Le Bénin est bien un pays pauvre. En 2011, 36,2% des Béninois vivaient en-dessous du seuil de pauvreté, c’est-à-dire dans la misère. Autrement dit, plus d’un Béninois sur trois vit en dessous du minimum vital. Sans surprise, l’incidence de la pauvreté est plus forte en milieu rural (35% de la population) qu’en milieu urbain (30%).
Et pourtant, en 2013, le pays a été reconnu pour avoir atteint le premier Objectif du Millénaire pour le Développement consistant à réduire de moitié la proportion de personnes affamées, tandis qu’il est également en bonne voie pour atteindre le but du Sommet mondial de l’alimentation visant à diminuer par deux le nombre de personnes sous-alimentées dans le pays.
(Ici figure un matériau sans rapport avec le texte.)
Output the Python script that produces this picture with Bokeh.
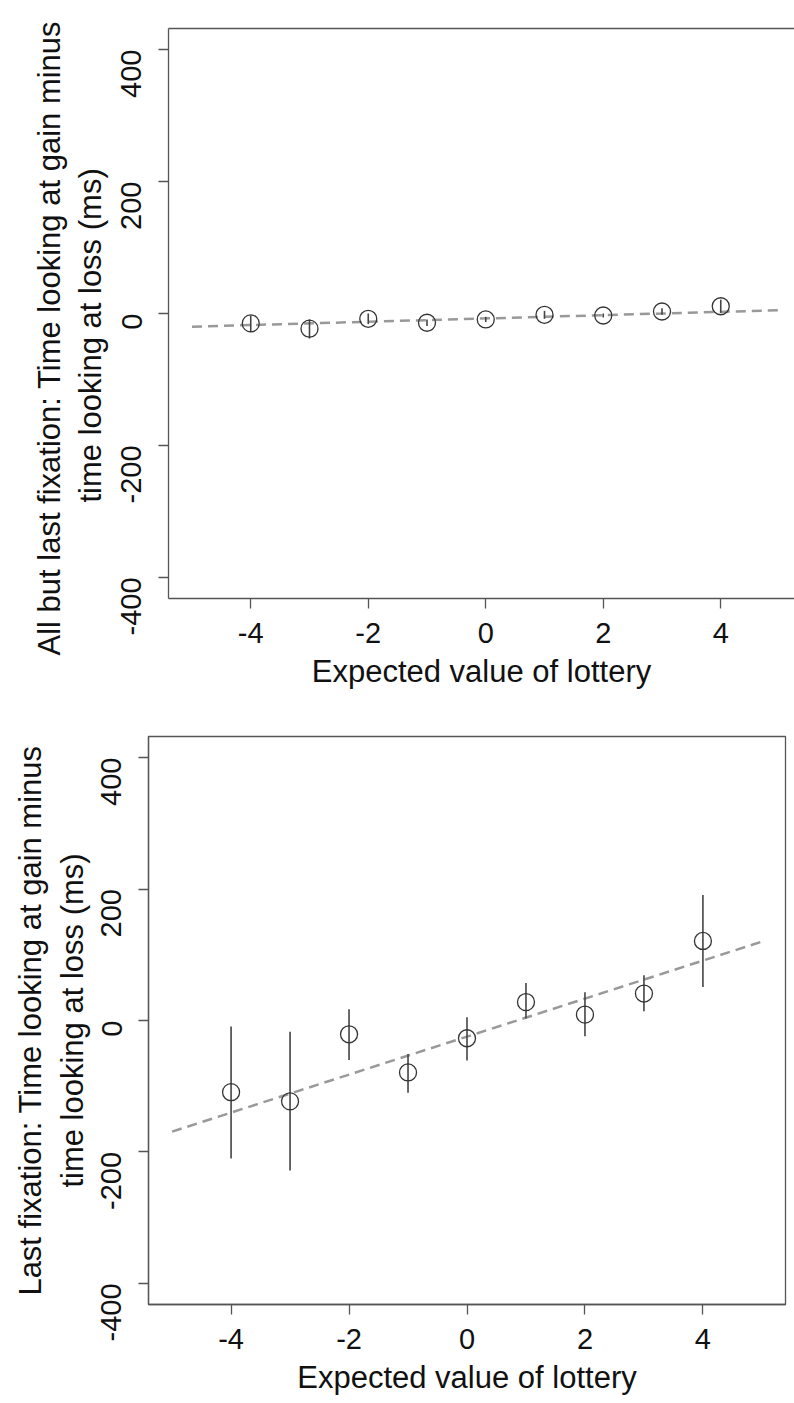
import math
from bokeh.plotting import figure
from bokeh.models import Range1d, LinearAxis, FixedTicker, ColumnDataSource, Title
from bokeh.embed import file_html
from bokeh.resources import INLINE

# ---- data ----
ev = [-4, -3, -2, -1, 0, 1, 2, 3, 4]

top_mean = [-15, -23, -8, -14, -9, -2, -3, 3, 11]
top_lo = [-28, -38, -16, -19, -13, -8, -6, -2, 1]
top_hi = [-3, -9, 0, -9, -5, 4, 0, 8, 21]

bot_mean = [-109, -123, -21, -79, -27, 28, 9, 41, 121]
bot_lo = [-210, -228, -60, -110, -61, 3, -24, 14, 51]
bot_hi = [-9, -17, 17, -51, 5, 57, 43, 69, 191]

fit_x = [-5, 5]
top_fit = [-20, 5]
bot_fit = [-169, 120]

x_ticks = [-4, -2, 0, 2, 4]
y_ticks = [-400, -200, 0, 200, 400]
x_label = "Expected value of lottery"
top_ylabel = ["All but last fixation: Time looking at gain minus",
              "time looking at loss (ms)"]
bot_ylabel = "Last fixation: Time looking at gain minus\ntime looking at loss (ms)"

FONT = "Liberation Sans"
AX = "#555555"
TXT = "#111111"


def style_axis(ax, ticks, vertical=False):
    ax.ticker = FixedTicker(ticks=ticks)
    ax.major_label_overrides = {t: str(t) for t in ticks}
    ax.axis_line_color = AX
    ax.axis_line_width = 1.3
    ax.major_tick_line_color = AX
    ax.major_tick_line_width = 1.3
    ax.major_tick_out = 10
    ax.major_tick_in = 0
    ax.minor_tick_line_color = None
    ax.major_label_text_font = FONT
    ax.major_label_text_font_size = "29px"
    ax.major_label_text_color = TXT
    ax.axis_label_text_font = FONT
    ax.axis_label_text_font_size = "31px"
    ax.axis_label_text_font_style = "normal"
    ax.axis_label_text_color = TXT
    if vertical:
        ax.major_label_orientation = math.pi / 2


def make(fw, fh, mean, lo, hi, fit, x_end, bl, bt, bb, br, full_box):
    p = figure(frame_width=fw, frame_height=fh, output_backend="svg", toolbar_location=None,
               x_range=Range1d(-5.4, x_end), y_range=Range1d(-432, 432),
               min_border_left=bl, min_border_top=bt, min_border_bottom=bb,
               min_border_right=br)
    p.background_fill_color = "white"
    p.border_fill_color = "white"
    p.xgrid.visible = False
    p.ygrid.visible = False

    xa = p.below[0]
    ya = p.left[0]
    xa.axis_label = x_label
    style_axis(xa, x_ticks)
    xa.major_label_standoff = 14
    xa.axis_label_standoff = 8
    style_axis(ya, y_ticks, vertical=True)
    ya.major_label_standoff = 27

    if full_box:
        p.outline_line_color = AX
        p.outline_line_width = 1.3
        p.outline_line_alpha = 1.0
    else:
        p.outline_line_color = None
        top = LinearAxis(ticker=FixedTicker(ticks=[]))
        top.axis_line_color = AX
        top.axis_line_width = 1.3
        top.major_tick_line_color = None
        top.minor_tick_line_color = None
        top.major_label_text_font_size = "0px"
        top.major_label_standoff = 0
        p.add_layout(top, "above")

    p.line(fit_x, fit, line_color="#999999", line_width=2.5, line_dash="10 6")
    src = ColumnDataSource(dict(x=ev, y=mean, lo=lo, hi=hi))
    p.segment(x0="x", y0="lo", x1="x", y1="hi", source=src,
              line_color="#444444", line_width=1.6)
    p.scatter(x="x", y="y", source=src, marker="circle", size=17,
              fill_color=None, line_color="#333333", line_width=1.3)
    return p


p_top = make(626, 570, top_mean, top_lo, top_hi, top_fit,
             -5.4 + 626 / 58.75, 168, 28, 102, 0, False)
# top panel: y title as two left-side titles (second line nearest the axis)
for text, off, sto in [(top_ylabel[1], 96, 0), (top_ylabel[0], -57, 8)]:
    p_top.add_layout(Title(text=text, align="left", offset=off, standoff=sto,
                           vertical_align="middle", text_font=FONT,
                           text_font_size="31px", text_font_style="normal",
                           text_color=TXT), "left")

p_bot = make(637, 568, bot_mean, bot_lo, bot_hi, bot_fit,
             5.4, 148, 36, 99, 9, True)
p_bot.left[0].axis_label = bot_ylabel
p_bot.left[0].axis_label_standoff = -1

open("out.html", "w").write(file_html([p_top, p_bot], INLINE))
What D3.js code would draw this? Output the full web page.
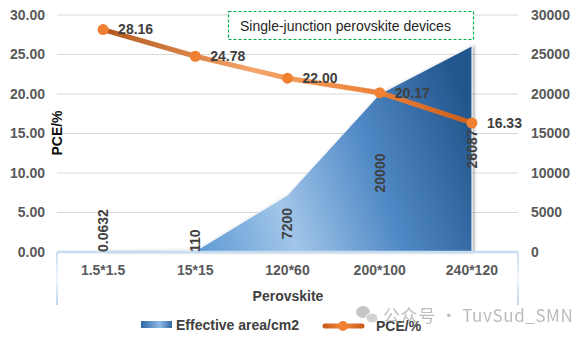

D’après la FAO, en 1990, la prévalence du taux de malnutrition infantile était de 30,1 %. En 2011, le taux a baissé à 16,2 %. A ce rythme, le Bénin atteindra l’OMD 1 en 2015. Concernant la sous-alimentation, les efforts du Bénin ont permis de réduire ce taux de plus de 60 %, le ramenant de 22,4 % en 1990-1992 à 8,1% en 2010-2012.
Tous ces chiffres confrontés à la vérité nue de samedi nous montrent que les avancées que l’on a claironnées ne reflètent pas toujours la réalité. Oui, de nombreux projets financés par les bailleurs de fonds traditionnels ont essayé de réduire le fléau. Projet d’appui à la croissance économique rurale (PACER) mis au point pour favoriser le développement des filières ciblées comme le riz, le maraîchage, les ananas, ou encore le manioc. Projet d’Appui à la Promotion de Services Financiers Ruraux Adaptés mis en place pour contribuer à l’allègement de la pauvreté rurale en offrant des services financiers adaptés aux besoins des petites et moyennes entreprises agricoles et para-agricoles. Ce sont autant de projets dont nous voyons les voitures de luxe, les sièges flambant neufs mais dont l’incidence réelle tarde à se faire sentir. La sortie de la pauvreté ne se décrète pas.
A l’heure actuelle, l’une des difficultés des populations rurales, c’est l’amenuisement de leurs ressources en liaison avec la diminution des prix des produits vivriers. Le prix du maïs, par exemple, a considérablement chuté sur le marché, entraînant des pertes sèches pour tous ceux qui ont acheté des intrants à prix d’or. Au moment où le consommateur se réjouit de cette baisse, il est clair que le producteur lui, se morfond dans son coin et se demande s’il faut continuer à faire du coton, du maïs ou du manioc. Une bonne partie d’entre eux choisit la voie de l’exode rural, préférant faire zémidjan à Cotonou ou Porto-Novo, plutôt que de vivre dans la misère. Ceux qui sont restés sont des proies faciles pour la meute politique.
La pauvreté rurale entraine donc des incidences politiques évidentes. L’intelligence de nos acteurs politiques, c’est d’avoir compris que les ventres vides constituent du bétail électoral, taillable et corvéable à merci. Car les consciences s’affaissent devant l’argent facile. Ceux qui sortent de la pauvreté dans le monde rural, ce sont eux qui voient des opportunités dans la terre qui abonde, dans les cours d’eau poissonneux, dans l’artisanat et la foresterie. Et c’est à eux que nous devons rendre hommage parce qu’ils sont les plus susceptibles de résister à l’attrait de l’argent facile.